Data extract
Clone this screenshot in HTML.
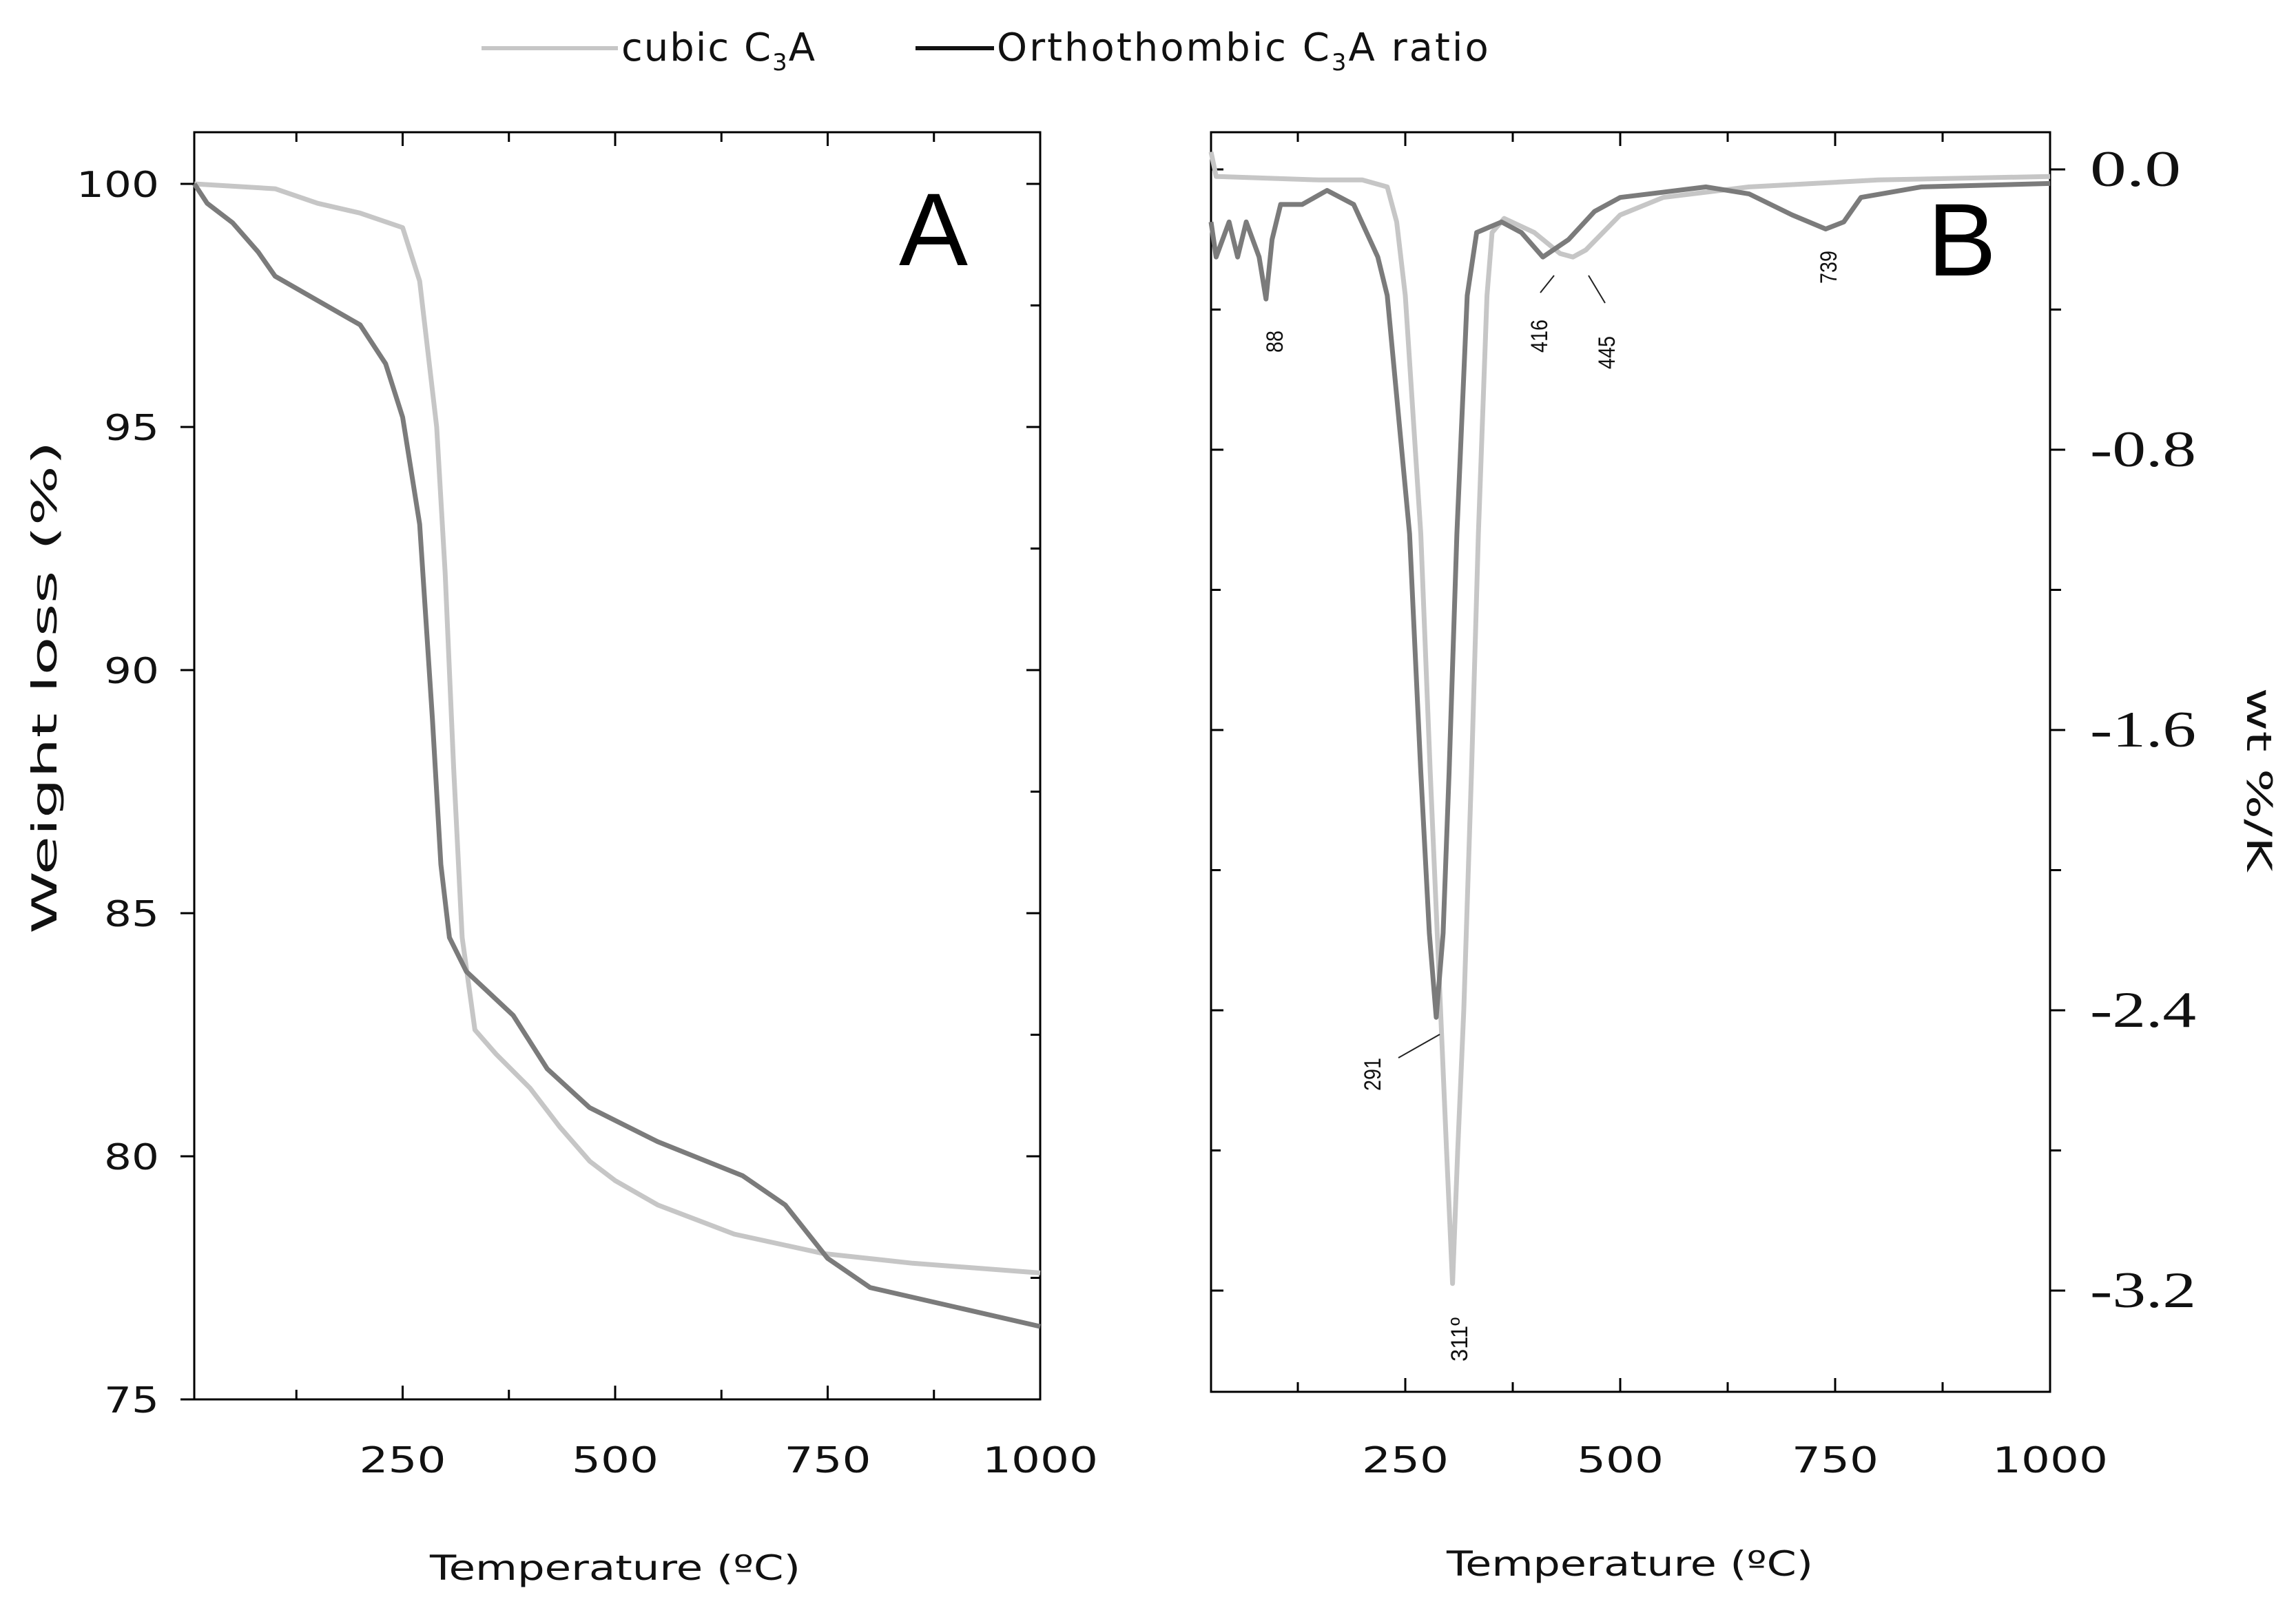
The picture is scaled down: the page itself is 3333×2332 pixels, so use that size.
<!DOCTYPE html>
<html><head><meta charset="utf-8"><style>
html,body{margin:0;padding:0;background:#fff;}
svg{display:block;}
</style></head><body>
<svg id="chart" width="3333" height="2332" viewBox="0 0 3333 2332" xmlns="http://www.w3.org/2000/svg" font-family="DejaVu Sans, Liberation Sans, sans-serif">
</svg>
<script>
// ---- Panel A (TGA) data ----
const aCubicT = [5,100,150,200,250,270,290,300,310,320,335,360,400,435,470,500,550,640,745,850,1000];
const aCubicW = [100,99.9,99.6,99.4,99.1,98,95,92,88,84.5,82.6,82.1,81.4,80.6,79.9,79.5,79.0,78.4,78.0,77.8,77.6];
const aOrthoT = [5,20,50,80,100,150,200,230,250,270,285,295,305,325,380,420,470,550,650,700,750,800,900,1000];
const aOrthoW = [100,99.6,99.2,98.6,98.1,97.6,97.1,96.3,95.2,93,89,86,84.5,83.8,82.9,81.8,81,80.3,79.6,79,77.9,77.3,76.9,76.5];
const aYTicks = [75,80,85,90,95,100];
const aXTicks = [250,500,750,1000];
// ---- Panel B (DTG) data ----
const bCubicT = [24,30,150,200,229,240,250,268,279,291,298,305,311,318,327,335,345,351,365,400,430,445,460,500,550,650,800,1000];
const bCubicD = [0.05,-0.02,-0.03,-0.03,-0.05,-0.15,-0.36,-1.04,-1.72,-2.4,-2.8,-3.18,-2.8,-2.4,-1.72,-1.04,-0.36,-0.18,-0.14,-0.18,-0.24,-0.25,-0.23,-0.13,-0.08,-0.05,-0.03,-0.02];
const bOrthoT = [24,30,45,55,65,80,88,95,105,130,159,190,218,229,255,268,278,286,294,301,310,322,333,362,385,410,440,470,500,600,650,700,739,760,780,850,1000];
const bOrthoD = [-0.15,-0.25,-0.15,-0.25,-0.15,-0.25,-0.37,-0.2,-0.1,-0.1,-0.06,-0.1,-0.25,-0.36,-1.04,-1.72,-2.18,-2.42,-2.18,-1.72,-1.04,-0.36,-0.18,-0.15,-0.18,-0.25,-0.2,-0.12,-0.08,-0.05,-0.07,-0.13,-0.17,-0.15,-0.08,-0.05,-0.04];
const bYTicks = [0.0,-0.8,-1.6,-2.4,-3.2];
const bYLabels = ["0.0","-0.8","-1.6","-2.4","-3.2"];
const bXTicks = [250,500,750,1000];
const bPeakLabels = ["88","291","311º","416","445","739"];

const NS="http://www.w3.org/2000/svg";
const svg=document.getElementById('chart');
function mk(tag,attrs,parent){const e=document.createElementNS(NS,tag);for(const k in attrs)e.setAttribute(k,attrs[k]);(parent||svg).appendChild(e);return e;}

const LIGHT="#c6c6c6", DARK="#7b7b7b";
const aX=t=>276+t*1.234, aY=w=>267+(100-w)*70.6;
const bX=t=>1728+t*1.248, bY=d=>246-d*508.75;

function path(xs,ys,fx,fy){return xs.map((t,i)=>(i?'L':'M')+fx(t).toFixed(1)+' '+fy(ys[i]).toFixed(1)).join(' ');}

let e;
// ---- Legend ----
e=mk('line',{x1:699,y1:70,x2:897,y2:70,stroke:LIGHT,'stroke-width':6});


e=mk('text',{x:902,y:88,'font-size':56,'letter-spacing':2,fill:'#111'});e.innerHTML='cubic C<tspan font-size="34" dy="14">3</tspan><tspan dy="-14">A</tspan>';


e=mk('line',{x1:1329,y1:70,x2:1443,y2:70,stroke:'#111','stroke-width':6});


e=mk('text',{x:1447,y:88,'font-size':56,'letter-spacing':3,fill:'#111'});e.innerHTML='Orthothombic C<tspan font-size="34" dy="14">3</tspan><tspan dy="-14">A ratio</tspan>';



// ---- Panel A ----
const gA=mk('g',{});


e=mk('rect',{x:282,y:192,width:1228,height:1840,fill:'none',stroke:'#000','stroke-width':3},gA);


aYTicks.forEach(v=>{
  const y=aY(v);
  mk('line',{x1:282,y1:y,x2:262,y2:y,stroke:'#000','stroke-width':3},gA);
  mk('line',{x1:1510,y1:y,x2:1490,y2:y,stroke:'#000','stroke-width':3},gA);
  if(v<100){const ym=aY(v+2.5);mk('line',{x1:1510,y1:ym,x2:1496,y2:ym,stroke:'#000','stroke-width':3},gA);}
  const s=String(v);
  e=mk('text',{x:231,y:y+19,'font-size':52,'text-anchor':'end',fill:'#111',textLength:s.length*40,lengthAdjust:'spacingAndGlyphs'},gA);e.textContent=s;
  
  
});
[125,250,375,500,625,750,875].forEach(t=>{
  const x=aX(t);const L=(t%250===0)?20:14;
  mk('line',{x1:x,y1:2032,x2:x,y2:2032-L,stroke:'#000','stroke-width':3},gA);
  mk('line',{x1:x,y1:192,x2:x,y2:192+L,stroke:'#000','stroke-width':3},gA);
});
aXTicks.forEach(t=>{
  const s=String(t);
  e=mk('text',{x:aX(t),y:2138,'font-size':52,'text-anchor':'middle',fill:'#111',textLength:s.length*42,lengthAdjust:'spacingAndGlyphs'},gA);e.textContent=s;
  
  
});
e=mk('text',{x:893,y:2294,'font-size':50,'text-anchor':'middle',fill:'#111',textLength:538,lengthAdjust:'spacingAndGlyphs'},gA);e.textContent='Temperature (ºC)';


e=mk('text',{x:0,y:0,'font-size':50,'text-anchor':'middle',fill:'#111',transform:'translate(82,998) rotate(-90)',textLength:716,lengthAdjust:'spacingAndGlyphs'},gA);e.textContent='Weight loss (%)';


e=mk('text',{x:1355,y:385,'font-size':150,'text-anchor':'middle',fill:'#000','font-family':'Liberation Sans, sans-serif'},gA);e.textContent='A';


e=mk('path',{d:path(aCubicT,aCubicW,aX,aY),fill:'none',stroke:LIGHT,'stroke-width':7,'stroke-linejoin':'round'},gA);


e=mk('path',{d:path(aOrthoT,aOrthoW,aX,aY),fill:'none',stroke:DARK,'stroke-width':7,'stroke-linejoin':'round'},gA);



// ---- Panel B ----
const gB=mk('g',{});


e=mk('rect',{x:1758,y:192,width:1218,height:1829,fill:'none',stroke:'#000','stroke-width':3},gB);


bYTicks.forEach((v,i)=>{
  const y=bY(v);
  mk('line',{x1:2976,y1:y,x2:2998,y2:y,stroke:'#000','stroke-width':3},gB);
  mk('line',{x1:1758,y1:y,x2:1776,y2:y,stroke:'#000','stroke-width':3},gB);
  if(i<bYTicks.length-1){
    const ym=bY(v-0.4);
    mk('line',{x1:2976,y1:ym,x2:2992,y2:ym,stroke:'#000','stroke-width':3},gB);
    mk('line',{x1:1758,y1:ym,x2:1772,y2:ym,stroke:'#000','stroke-width':3},gB);
  }
  const s=bYLabels[i];
  e=mk('text',{x:3034,y:y+24,'font-size':74,'font-family':'Liberation Serif, serif',fill:'#111',textLength:s.length*40-(s.startsWith('-')?6:-12),lengthAdjust:'spacingAndGlyphs'},gB);e.textContent=s;
  
  
});
[125,250,375,500,625,750,875].forEach(t=>{
  const x=bX(t);const L=(t%250===0)?20:14;
  mk('line',{x1:x,y1:2021,x2:x,y2:2021-L,stroke:'#000','stroke-width':3},gB);
  mk('line',{x1:x,y1:192,x2:x,y2:192+L,stroke:'#000','stroke-width':3},gB);
});
bXTicks.forEach(t=>{
  const s=String(t);
  e=mk('text',{x:bX(t),y:2138,'font-size':52,'text-anchor':'middle',fill:'#111',textLength:s.length*42,lengthAdjust:'spacingAndGlyphs'},gB);e.textContent=s;
  
  
});
e=mk('text',{x:2366,y:2288,'font-size':50,'text-anchor':'middle',fill:'#111',textLength:532,lengthAdjust:'spacingAndGlyphs'},gB);e.textContent='Temperature (ºC)';


e=mk('text',{x:0,y:0,'font-size':50,'text-anchor':'middle',fill:'#111',transform:'translate(3262,1132) rotate(90)',textLength:267,lengthAdjust:'spacingAndGlyphs'},gB);e.textContent='wt %/K';


e=mk('text',{x:2848,y:400,'font-size':150,'text-anchor':'middle',fill:'#000','font-family':'Liberation Sans, sans-serif'},gB);e.textContent='B';


e=mk('path',{d:path(bCubicT,bCubicD,bX,bY),fill:'none',stroke:LIGHT,'stroke-width':7,'stroke-linejoin':'round'},gB);


e=mk('path',{d:path(bOrthoT,bOrthoD,bX,bY),fill:'none',stroke:DARK,'stroke-width':7,'stroke-linejoin':'round'},gB);



// peak annotations
const ann=[[1862,496],[2004,1560],[2130,1945],[2246,488],[2344,512],[2666,388]];
ann.forEach((p,i)=>{
  const s=bPeakLabels[i];
  e=mk('text',{x:0,y:0,'font-size':34,'text-anchor':'middle',fill:'#111','font-family':'Liberation Sans Narrow, Liberation Sans, sans-serif',transform:`translate(${p[0]},${p[1]}) rotate(-90)`,textLength:s.length*16,lengthAdjust:'spacingAndGlyphs'},gB);
  e.textContent=s;
  
  
});
[[2030,1536,2090,1502],[2236,425,2256,400],[2306,400,2330,440]].forEach(l=>{
  e=mk('line',{x1:l[0],y1:l[1],x2:l[2],y2:l[3],stroke:'#222','stroke-width':2},gB);
  
  
});
</script>
</body></html>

Task to carry out
Retype only this portion of the data above: the line containing "The picture is", the line containing "e=document.createElementNS(NS,tag);for(const k in", and all lines between them, exactly.

Output for this exercise
The picture is scaled down: the page itself is 3333×2332 pixels, so use that size.
<!DOCTYPE html>
<html><head><meta charset="utf-8"><style>
html,body{margin:0;padding:0;background:#fff;}
svg{display:block;}
</style></head><body>
<svg id="chart" width="3333" height="2332" viewBox="0 0 3333 2332" xmlns="http://www.w3.org/2000/svg" font-family="DejaVu Sans, Liberation Sans, sans-serif">
</svg>
<script>
// ---- Panel A (TGA) data ----
const aCubicT = [5,100,150,200,250,270,290,300,310,320,335,360,400,435,470,500,550,640,745,850,1000];
const aCubicW = [100,99.9,99.6,99.4,99.1,98,95,92,88,84.5,82.6,82.1,81.4,80.6,79.9,79.5,79.0,78.4,78.0,77.8,77.6];
const aOrthoT = [5,20,50,80,100,150,200,230,250,270,285,295,305,325,380,420,470,550,650,700,750,800,900,1000];
const aOrthoW = [100,99.6,99.2,98.6,98.1,97.6,97.1,96.3,95.2,93,89,86,84.5,83.8,82.9,81.8,81,80.3,79.6,79,77.9,77.3,76.9,76.5];
const aYTicks = [75,80,85,90,95,100];
const aXTicks = [250,500,750,1000];
// ---- Panel B (DTG) data ----
const bCubicT = [24,30,150,200,229,240,250,268,279,291,298,305,311,318,327,335,345,351,365,400,430,445,460,500,550,650,800,1000];
const bCubicD = [0.05,-0.02,-0.03,-0.03,-0.05,-0.15,-0.36,-1.04,-1.72,-2.4,-2.8,-3.18,-2.8,-2.4,-1.72,-1.04,-0.36,-0.18,-0.14,-0.18,-0.24,-0.25,-0.23,-0.13,-0.08,-0.05,-0.03,-0.02];
const bOrthoT = [24,30,45,55,65,80,88,95,105,130,159,190,218,229,255,268,278,286,294,301,310,322,333,362,385,410,440,470,500,600,650,700,739,760,780,850,1000];
const bOrthoD = [-0.15,-0.25,-0.15,-0.25,-0.15,-0.25,-0.37,-0.2,-0.1,-0.1,-0.06,-0.1,-0.25,-0.36,-1.04,-1.72,-2.18,-2.42,-2.18,-1.72,-1.04,-0.36,-0.18,-0.15,-0.18,-0.25,-0.2,-0.12,-0.08,-0.05,-0.07,-0.13,-0.17,-0.15,-0.08,-0.05,-0.04];
const bYTicks = [0.0,-0.8,-1.6,-2.4,-3.2];
const bYLabels = ["0.0","-0.8","-1.6","-2.4","-3.2"];
const bXTicks = [250,500,750,1000];
const bPeakLabels = ["88","291","311º","416","445","739"];

const NS="http://www.w3.org/2000/svg";
const svg=document.getElementById('chart');
function mk(tag,attrs,parent){const e=document.createElementNS(NS,tag);for(const k in attrs)e.setAttribute(k,attrs[k]);(parent||svg).appendChild(e);return e;}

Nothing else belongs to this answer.